For variables in formula which are factors, exclude must be specified explicitly; the default exclusions will not be used.

In R versions before 3.4.0, e.g., when na.action = na.pass, sometimes zeroes (0) were returned instead of NAs.

Note that when addNA is false as by default, and na.action is not specified (or set to NULL), in effect na.action = getOption("na.action", default=na.omit) is used; see also the examples.


By default, when sparse = FALSE, a contingency table in array representation of S3 class c("xtabs", "table"), with a "call" attribute storing the matched call.

When sparse = TRUE, a sparse numeric matrix, specifically an object of S4 class dgTMatrix from package Matrix.

See Also

table for traditional cross-tabulation, and as.data.frame.table which is the inverse operation of xtabs (see the DF example below).

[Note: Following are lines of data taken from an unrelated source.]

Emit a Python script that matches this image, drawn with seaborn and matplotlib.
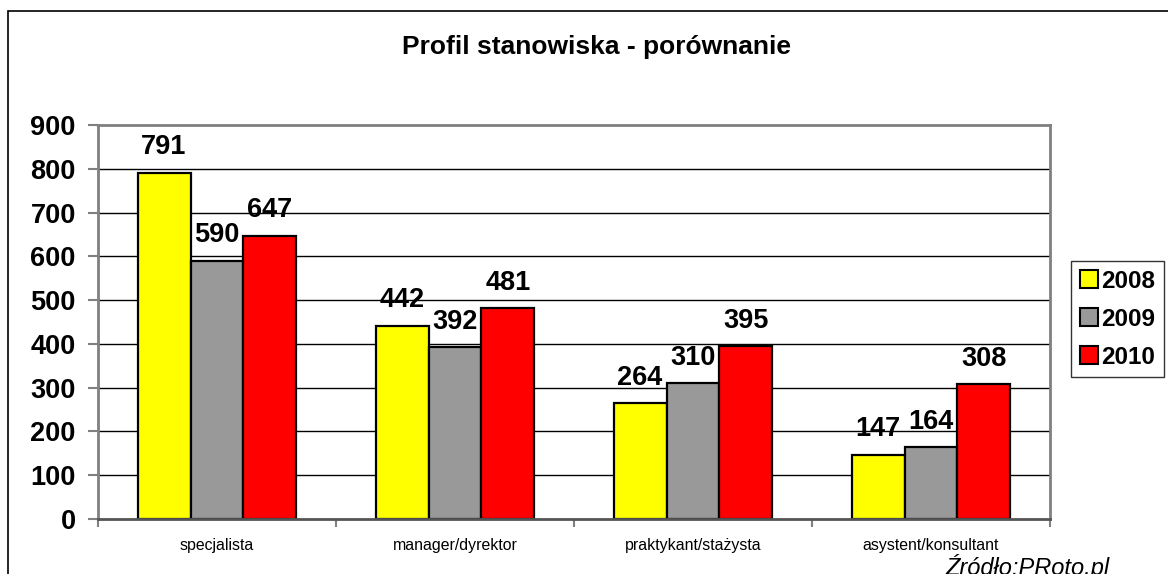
import numpy as np
import pandas as pd
import matplotlib.pyplot as plt
import matplotlib.patches as mpatches
import seaborn as sns

# chart data
categories = ["specjalista", "manager/dyrektor", "praktykant/stażysta", "asystent/konsultant"]
years = ["2008", "2009", "2010"]
v2008 = [791, 442, 264, 147]
v2009 = [590, 392, 310, 164]
v2010 = [647, 481, 395, 308]

df = pd.DataFrame({
    "kategoria": categories * 3,
    "rok": [y for y in years for _ in categories],
    "liczba": v2008 + v2009 + v2010,
})

sns.set_theme(style="white")
plt.rcParams["font.family"] = ["Liberation Sans", "DejaVu Sans"]
plt.rcParams["text.color"] = "black"
plt.rcParams["xtick.color"] = "black"
plt.rcParams["ytick.color"] = "black"
plt.rcParams["xtick.labelcolor"] = "black"
plt.rcParams["ytick.labelcolor"] = "black"

palette = {"2008": "#FFFF00", "2009": "#999999", "2010": "#FF0000"}

fig = plt.figure(figsize=(11.68, 5.74), dpi=100)
ax = fig.add_axes([98 / 1168, 1 - 519 / 574, (1050 - 98) / 1168, (519 - 125) / 574])

sns.barplot(data=df, x="kategoria", y="liczba", hue="rok", order=categories,
            hue_order=years, palette=palette, width=0.668, gap=0,
            edgecolor="black", linewidth=1.6, saturation=1, ax=ax, legend=False)

ax.set_ylim(0, 900)
ax.set_xlim(-0.5, 3.5)
ax.set_yticks(range(0, 1000, 100))
ax.set_yticklabels([str(t) for t in range(0, 1000, 100)], fontsize=19.5, fontweight="bold")
ax.set_xlabel("")
ax.set_ylabel("")
ax.set_axisbelow(True)
for t in range(100, 900, 100):
    ax.axhline(t, color="black", lw=1, zorder=0)

# category ticks between groups
ax.set_xticks(np.arange(-0.5, 4, 1), minor=False)
ax.set_xticklabels([])
ax.set_xticks(range(4), minor=True)
ax.set_xticklabels(categories, minor=True, fontsize=11.4)
ax.tick_params(axis="x", which="minor", length=0, pad=14)
ax.tick_params(axis="x", which="major", length=6, width=1.5, color="#808080", direction="out")
ax.tick_params(axis="y", length=7, width=1.5, color="#808080", direction="out", pad=9)
ax.tick_params(axis="y", left=True)
ax.tick_params(axis="x", bottom=True, which="both")

for side in ["left", "top", "right", "bottom"]:
    ax.spines[side].set_visible(True)
    ax.spines[side].set_color("#808080")
    ax.spines[side].set_linewidth(2)
ax.spines["bottom"].set_color("#555555")

for cont in ax.containers:
    ax.bar_label(cont, padding=9, fontsize=19.5, fontweight="bold", color="black")

fig.text(0.511, 1 - 47 / 574, "Profil stanowiska - porównanie", ha="center", va="center",
         fontsize=19, fontweight="bold")

handles = [mpatches.Patch(facecolor=palette[y], edgecolor="black", linewidth=1.5, label=y)
           for y in years]
leg = fig.legend(handles=handles, loc="upper left",
                 bbox_to_anchor=(1071 / 1168, 1 - 261 / 574),
                 prop={"weight": "bold", "size": 17.5}, frameon=True, fancybox=False,
                 handlelength=0.75, handleheight=0.75, handletextpad=0.15,
                 labelspacing=0.62, borderpad=0.35, borderaxespad=0)
leg.get_frame().set_edgecolor("black")
leg.get_frame().set_linewidth(1)

fig.text(1110 / 1168, 1 - 567 / 574, "Źródło:PRoto.pl", ha="right", va="center",
         fontsize=17, fontstyle="italic")

# outer chart border
fig.add_artist(mpatches.Rectangle((8 / 1168, -0.1), 1.2, 1.1 - 11 / 574,
                                  transform=fig.transFigure, fill=False,
                                  edgecolor="black", lw=1.2))

fig.savefig("out.png", dpi=100)
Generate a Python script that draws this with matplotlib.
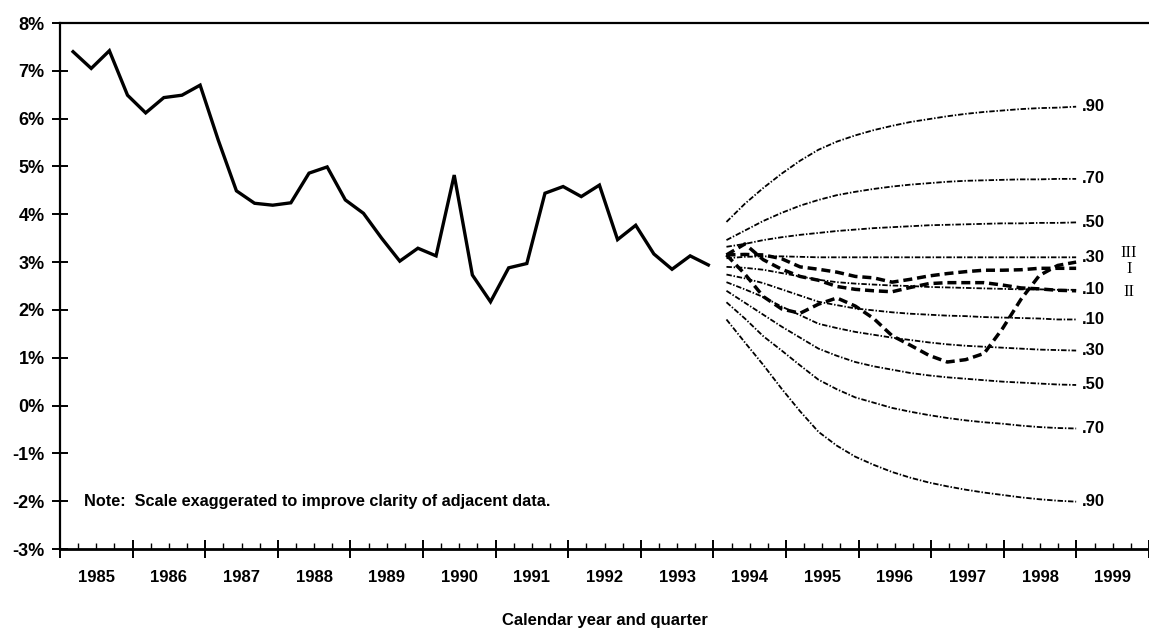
import matplotlib
matplotlib.use('Agg')
import matplotlib.pyplot as plt
from matplotlib.ticker import FixedLocator, FixedFormatter

# ---------------- data ----------------
hist_first_year = 1985
hist_values = [7.40, 7.05, 7.42, 6.49, 6.12, 6.44, 6.49, 6.70,
               5.55, 4.49, 4.23, 4.19, 4.24, 4.86, 4.99, 4.30,
               4.02, 3.50, 3.02, 3.29, 3.13, 4.82, 2.73, 2.17,
               2.88, 2.97, 4.44, 4.58, 4.37, 4.61, 3.47, 3.77,
               3.17, 2.85, 3.13, 2.94]

proj_first_year = 1994
p90_upper = [3.84, 4.22, 4.55, 4.85, 5.12, 5.35, 5.52, 5.65, 5.76, 5.85,
             5.93, 5.99, 6.05, 6.10, 6.14, 6.17, 6.20, 6.22, 6.23, 6.25]
p70_upper = [3.46, 3.66, 3.86, 4.03, 4.18, 4.30, 4.40, 4.47, 4.53, 4.58,
             4.62, 4.65, 4.68, 4.70, 4.71, 4.72, 4.73, 4.73, 4.74, 4.74]
p50_upper = [3.32, 3.38, 3.46, 3.52, 3.57, 3.61, 3.65, 3.68, 3.71, 3.73,
             3.75, 3.77, 3.78, 3.79, 3.80, 3.81, 3.81, 3.82, 3.82, 3.83]
p30_upper = [3.08, 3.11, 3.12, 3.12, 3.11, 3.10, 3.10, 3.10, 3.10, 3.10,
             3.10, 3.10, 3.10, 3.10, 3.10, 3.10, 3.10, 3.10, 3.10, 3.10]
p10_upper = [2.90, 2.88, 2.84, 2.77, 2.70, 2.63, 2.58, 2.55, 2.53, 2.51,
             2.50, 2.48, 2.47, 2.46, 2.45, 2.44, 2.43, 2.43, 2.42, 2.42]
p10_lower = [2.74, 2.66, 2.56, 2.43, 2.30, 2.17, 2.10, 2.03, 1.99, 1.95,
             1.92, 1.90, 1.88, 1.87, 1.85, 1.84, 1.83, 1.82, 1.80, 1.80]
p30_lower = [2.58, 2.43, 2.27, 2.07, 1.89, 1.71, 1.62, 1.54, 1.48, 1.42,
             1.37, 1.32, 1.28, 1.25, 1.23, 1.21, 1.19, 1.17, 1.16, 1.15]
p50_lower = [2.40, 2.15, 1.90, 1.65, 1.42, 1.19, 1.04, 0.91, 0.82, 0.75,
             0.68, 0.63, 0.59, 0.56, 0.53, 0.50, 0.48, 0.46, 0.44, 0.43]
p70_lower = [2.16, 1.82, 1.45, 1.15, 0.84, 0.54, 0.34, 0.17, 0.06, -0.05,
             -0.13, -0.20, -0.26, -0.31, -0.35, -0.38, -0.42, -0.45, -0.47, -0.48]
p90_lower = [1.80, 1.32, 0.85, 0.35, -0.12, -0.55, -0.84, -1.07, -1.24, -1.39,
             -1.51, -1.61, -1.69, -1.76, -1.82, -1.87, -1.92, -1.96, -1.99, -2.01]

band_labels = ['.90', '.70', '.50', '.30', '.10', '.10', '.30', '.50', '.70', '.90']

scen_I = [3.15, 3.16, 3.15, 3.07, 2.90, 2.85, 2.79, 2.70, 2.67, 2.58,
          2.64, 2.71, 2.76, 2.80, 2.83, 2.83, 2.84, 2.87, 2.87, 2.87]
scen_II = [3.15, 3.38, 3.05, 2.85, 2.70, 2.62, 2.49, 2.43, 2.40, 2.38,
           2.47, 2.55, 2.57, 2.57, 2.57, 2.52, 2.46, 2.44, 2.41, 2.40]
scen_III = [3.15, 2.75, 2.28, 2.02, 1.93, 2.12, 2.25, 2.08, 1.82, 1.46,
            1.26, 1.05, 0.91, 0.96, 1.09, 1.61, 2.22, 2.72, 2.93, 3.00]

years = list(range(1985, 2000))
y_ticks = list(range(-3, 9))
note_text = "Note:  Scale exaggerated to improve clarity of adjacent data."
x_title = "Calendar year and quarter"

# ---------------- figure ----------------
plt.rcParams['font.family'] = ['Liberation Sans', 'DejaVu Sans']
W, H = 1149, 630
fig = plt.figure(figsize=(W / 100, H / 100), dpi=100)
ax = fig.add_axes([60 / W, (H - 549) / H, 1 - 60 / W, (549 - 23) / H])
ax.set_xlim(1985, 2000)
ax.set_ylim(-3, 8)

q_off = 0.18
x_hist = [hist_first_year + i / 4 + q_off for i in range(len(hist_values))]
x_proj = [proj_first_year + i / 4 + q_off + i * 0.0035 for i in range(len(p90_upper))]

ax.plot(x_hist, hist_values, color='black', lw=2.4, solid_joinstyle='miter')

bands = [p90_upper, p70_upper, p50_upper, p30_upper, p10_upper,
         p10_lower, p30_lower, p50_lower, p70_lower, p90_lower]
for vals, lab in zip(bands, band_labels):
    ax.plot(x_proj, vals, color='black', lw=1.3, dashes=(3.0, 1.0, 0.8, 1.0))
    ax.text(1999.07, vals[-1], lab, ha='left', va='center', fontsize=12,
            fontweight='bold', clip_on=False)

for vals in (scen_I, scen_II, scen_III):
    ax.plot(x_proj, vals, color='black', lw=2.5, dashes=(2.6, 1.4))

serif = ['Liberation Serif', 'DejaVu Serif']
ax.text(1999.72, scen_III[-1] + 0.20, 'III', ha='center', va='center',
        fontsize=12, family=serif)
ax.text(1999.72, scen_I[-1] - 0.02, 'I', ha='center', va='center',
        fontsize=12, family=serif)
ax.text(1999.72, scen_II[-1] - 0.03, 'II', ha='center', va='center',
        fontsize=12, family=serif)

ax.text(1985.33, -2.0, note_text, ha='left', va='center', fontsize=11.7,
        fontweight='bold')

# spines
for s in ('top', 'left'):
    ax.spines[s].set_linewidth(1.6)
ax.spines['bottom'].set_linewidth(2.0)
ax.spines['right'].set_visible(False)

# y axis
ax.set_yticks(y_ticks)
ax.set_yticklabels([f"{v}%" for v in y_ticks], fontsize=13, fontweight='bold')
ax.tick_params(axis='y', direction='inout', length=12, width=1.4, pad=5)

# x axis
ax.xaxis.set_major_locator(FixedLocator(years + [2000]))
ax.xaxis.set_major_formatter(FixedFormatter([''] * (len(years) + 1)))
minor_pos, minor_lab = [], []
for yr in years:
    for q in (1, 2, 3):
        minor_pos.append(yr + q / 4)
        minor_lab.append(str(yr) if q == 2 else '')
ax.xaxis.set_minor_locator(FixedLocator(minor_pos))
ax.xaxis.set_minor_formatter(FixedFormatter(minor_lab))
ax.tick_params(axis='x', which='major', direction='inout', length=13, width=1.4)
ax.tick_params(axis='x', which='minor', direction='in', length=4, width=1.0,
               pad=15, labelsize=12)
for t in ax.xaxis.get_minorticklabels():
    t.set_fontweight('bold')

fig.text(ax.get_position().x0 + ax.get_position().width / 2, 10 / H, x_title,
         ha='center', va='center', fontsize=12, fontweight='bold')

fig.savefig('out.png', dpi=100)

sparseMatrix on sparse matrices in package Matrix.


## 'esoph' has the frequencies of cases and controls for all levels of
## the variables 'agegp', 'alcgp', and 'tobgp'.
xtabs(cbind(ncases, ncontrols) ~ ., data = esoph)
## Output is not really helpful ... flat tables are better:
ftable(xtabs(cbind(ncases, ncontrols) ~ ., data = esoph))
## In particular if we have fewer factors ...
ftable(xtabs(cbind(ncases, ncontrols) ~ agegp, data = esoph))

## This is already a contingency table in array form.
DF <- as.data.frame(UCBAdmissions)
## Now 'DF' is a data frame with a grid of the factors and the counts
## in variable 'Freq'.
## Nice for taking margins ...
xtabs(Freq ~ Gender + Admit, DF)
## And for testing independence ...
summary(xtabs(Freq ~ ., DF))

## with NA's
DN <- DF; DN[cbind(6:9, c(1:2,4,1))] <- NA
DN # 'Freq' is missing only for (Rejected, Female, B)
tools::assertError(# 'na.fail' should fail :
     xtabs(Freq ~ Gender + Admit, DN, na.action=na.fail), verbose=TRUE)
op <- options(na.action = "na.omit") # the "factory" default
(xtabs(Freq ~ Gender + Admit, DN) -> xtD)
noC <- function(O) `attr<-`(O, "call", NULL)
ident_noC <- function(x,y) identical(noC(x), noC(y))
stopifnot(exprs = {
  ident_noC(xtD, xtabs(Freq ~ Gender + Admit, DN, na.action = na.omit))
  ident_noC(xtD, xtabs(Freq ~ Gender + Admit, DN, na.action = NULL))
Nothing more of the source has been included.